Another indicator that these statements might be racist comes from replacing the word “white” with any other racial group. #cancelblackpeople probably wouldn’t fly at the New York Times, would it? Or imagine someone tweeting that Jews were only “fit to live underground like groveling goblins” or that she enjoyed “being cruel to old Latina women,” and then being welcomed and celebrated by a liberal newsroom. Not exactly in the cards.
But the alternative view — that of today’s political left — is that Jeong definitionally cannot be racist, because she’s both a woman and a racial minority. Racism against whites, in this neo-Marxist view, just “isn’t a thing” — just as misandry literally cannot exist at all. And this is because, in this paradigm, racism has nothing to do with a person’s willingness to pre-judge people by the color of their skin, or to make broad, ugly generalizations about whole groups of people, based on hoary stereotypes. Rather, racism is entirely institutional and systemic, a function of power, and therefore it can only be expressed by the powerful — i.e., primarily white, straight men. For a nonwhite female, like Sarah Jeong, it is simply impossible. In the religion of social constructionism, Jeong, by virtue of being an Asian woman, is one of the elect, incapable of the sin of racism or group prejudice. All she is doing is resisting whiteness and maleness, which indeed require resistance every second of the day.

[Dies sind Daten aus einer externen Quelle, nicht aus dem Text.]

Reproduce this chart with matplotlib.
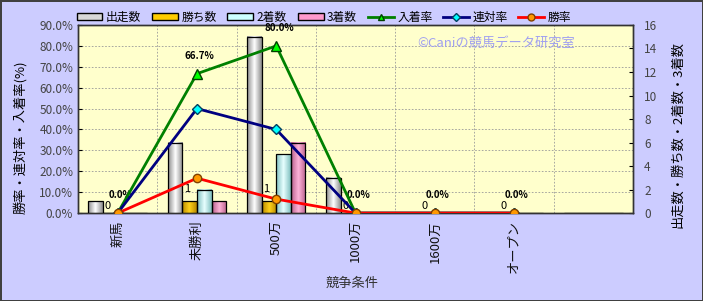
import numpy as np
import matplotlib
matplotlib.use('Agg')
import matplotlib.pyplot as plt
from matplotlib.colors import LinearSegmentedColormap
from matplotlib.lines import Line2D
from matplotlib.patches import Patch

plt.rcParams['font.family'] = ['Noto Sans CJK JP', 'DejaVu Sans']

# データ
categories = ['新馬', '未勝利', '500万', '1000万', '1600万', 'オープン', '']
starts = [1, 6, 15, 3, 0, 0, 0]      # 出走数
wins = [0, 1, 1, 0, 0, 0, 0]         # 勝ち数
seconds = [0, 2, 5, 0, 0, 0, 0]      # 2着数
thirds = [0, 1, 6, 0, 0, 0, 0]       # 3着数
place_rate = [0.0, 66.7, 80.0, 0.0, 0.0, 0.0]   # 入着率
quinella_rate = [0.0, 50.0, 40.0, 0.0, 0.0, 0.0]  # 連対率
win_rate = [0.0, 16.7, 6.7, 0.0, 0.0, 0.0]      # 勝率

bg = '#CCCCFF'
fig = plt.figure(figsize=(7.03, 3.01), dpi=100, facecolor=bg)
fig.patch.set_edgecolor('#404040')
fig.patch.set_linewidth(2)

ax = fig.add_axes([0.111, 0.292, 0.7895, 0.625])
ax.set_facecolor('#FFFFCC')
ax2 = ax.twinx()
ax3 = ax.twinx()

x = np.arange(len(categories))
w = 0.184

# 棒グラフ(右軸)
bar_series = [
    ('出走数', starts, ['#8C8C8C', '#FFFFFF', '#8C8C8C'], '#D8D8D8'),
    ('勝ち数', wins, ['#B88A00', '#FFD21A', '#B88A00'], '#FFCC00'),
    ('2着数', seconds, ['#7FBFBF', '#E8FFFF', '#7FBFBF'], '#CCFFFF'),
    ('3着数', thirds, ['#B8608C', '#FFB3D9', '#B8608C'], '#FF99CC'),
]
handles = []
for i, (name, vals, grad, flat) in enumerate(bar_series):
    bars = ax2.bar(x + (i - 1.5) * w, vals, w, color='none', edgecolor='black',
                   linewidth=0.9, zorder=3)
    cmap = LinearSegmentedColormap.from_list(name, grad)
    gimg = np.linspace(0, 1, 64).reshape(1, -1)
    for b in bars:
        if b.get_height() > 0:
            ax2.imshow(gimg, cmap=cmap, aspect='auto', zorder=2,
                       extent=[b.get_x(), b.get_x() + b.get_width(), 0, b.get_height()])
    handles.append(Patch(facecolor=flat, edgecolor='black', label=name))

# 勝ち数ラベル
for xi, v in zip(x[:6], wins[:6]):
    dy = 9 if v > 0 else 5
    ax2.annotate(str(v), (xi - 0.5 * w, v), xytext=(-2, dy), textcoords='offset points',
                 ha='center', va='center', fontsize=8, color='black')

ax2.set_xlim(-0.5, 6.5)
ax2.set_ylim(0, 16)
ax2.set_yticks(np.arange(0, 17, 2))

# 折れ線(左軸)
xl = x[:6]
ax3.plot(xl, place_rate, color='#008000', lw=2, marker='^', ms=7,
         mfc='#00FF00', mec='#004000', zorder=5)
ax3.plot(xl, quinella_rate, color='#000080', lw=2, marker='D', ms=5,
         mfc='#00FFFF', mec='#004060', zorder=5)
ax3.plot(xl, win_rate, color='#FF0000', lw=2, marker='o', ms=6,
         mfc='#FF9900', mec='#804000', zorder=5)
for xi, v in zip(xl, place_rate):
    ax3.annotate(f'{v:.1f}%', (xi, v), xytext=(2, 13), textcoords='offset points',
                 ha='center', va='center', fontsize=7, fontweight='bold', color='black')
ax3.set_ylim(0, 90)
ax3.set_xlim(-0.5, 6.5)
ax3.axis('off')

handles += [
    Line2D([], [], color='#008000', lw=2, marker='^', ms=5, mfc='#00FF00', mec='#004000', label='入着率'),
    Line2D([], [], color='#000080', lw=2, marker='D', ms=4, mfc='#00FFFF', mec='#004060', label='連対率'),
    Line2D([], [], color='#FF0000', lw=2, marker='o', ms=5, mfc='#FF9900', mec='#804000', label='勝率'),
]

# 左軸
ax.set_xlim(-0.5, 6.5)
ax.set_ylim(0, 90)
ax.set_yticks(np.arange(0, 91, 10))
ax.set_yticklabels([f'{t:.1f}%' for t in np.arange(0, 91, 10)])
ax.set_xticks(x)
ax.set_xticklabels(categories, rotation=90, va='top', ha='center')
ax.set_xticks(np.arange(0.5, 6, 1), minor=True)
ax.grid(True, which='major', axis='y', color='#999999', ls=(0, (2, 2)), lw=0.6)
ax.grid(True, which='minor', axis='x', color='#999999', ls=(0, (2, 2)), lw=0.6)
ax.tick_params(axis='x', which='both', length=0, pad=5, labelsize=9.5, labelcolor='#111111')
ax.tick_params(axis='y', direction='in', length=3, labelsize=8.5, labelcolor='#444444')
ax2.tick_params(axis='y', direction='in', length=3, labelsize=8.5, labelcolor='#444444', pad=8)
for a in (ax, ax2):
    for s in a.spines.values():
        s.set_color('#333333')
        s.set_linewidth(1)

fig.text(20 / 703, 1 - 137 / 301, '勝率・連対率・入着率(%)', rotation=90,
         ha='center', va='center', fontsize=9.5, color='black')
fig.text(678 / 703, 1 - 135 / 301, '出走数・勝ち数・2着数・3着数', rotation=90,
         ha='center', va='center', fontsize=9.5, color='black')
fig.text(352 / 703, 1 - 283 / 301, '競争条件', ha='center', va='center',
         fontsize=9.5, color='#333333')
fig.text(496 / 703, 1 - 43 / 301, '©Caniの競馬データ研究室', ha='center', va='center',
         fontsize=9.5, color='#A0A0F0')

fig.legend(handles=handles, loc='center', bbox_to_anchor=(324 / 703, 1 - 17 / 301),
           ncol=7, frameon=False, fontsize=8.5, handlelength=2.2, handletextpad=0.3,
           columnspacing=0.9, handleheight=0.6)

fig.savefig('out.png', dpi=100, facecolor=bg, edgecolor='#404040')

Jeong ist gerade ein Paradebeispiel dafür, warum diese Theorie so schlecht ist:
Jeong ist in Süd Korea geboren, dem Land dessen Wirtschaft an 11. Stelle der Welt steht. Ihre Eltern sind wohl zum Studium in die USA gegangen und sie ist dann dort aufgewachsen. Sie hat In Harvard Jura studiert und anscheinend zudem in Berkley. (Dort hat wahrscheinlich auch ihre Indoktrinierung stattgefunden, denn sie war Editor bei der Zeitschrift „Harvard Law and Gender“, wahrscheinlich eine feministische Rechtszeitschrift.
Wenn man ein Vorurteil in den USA über Asiaten von Harvard hat, dann wohl eher dass sie sehr schlau sind und hart arbeiten. Sie dürfte damit eigentlich einiges an „Privilegien“ gehabt haben, schließlich sind Asiaten auch die am besten verdienende Gruppe in den USA.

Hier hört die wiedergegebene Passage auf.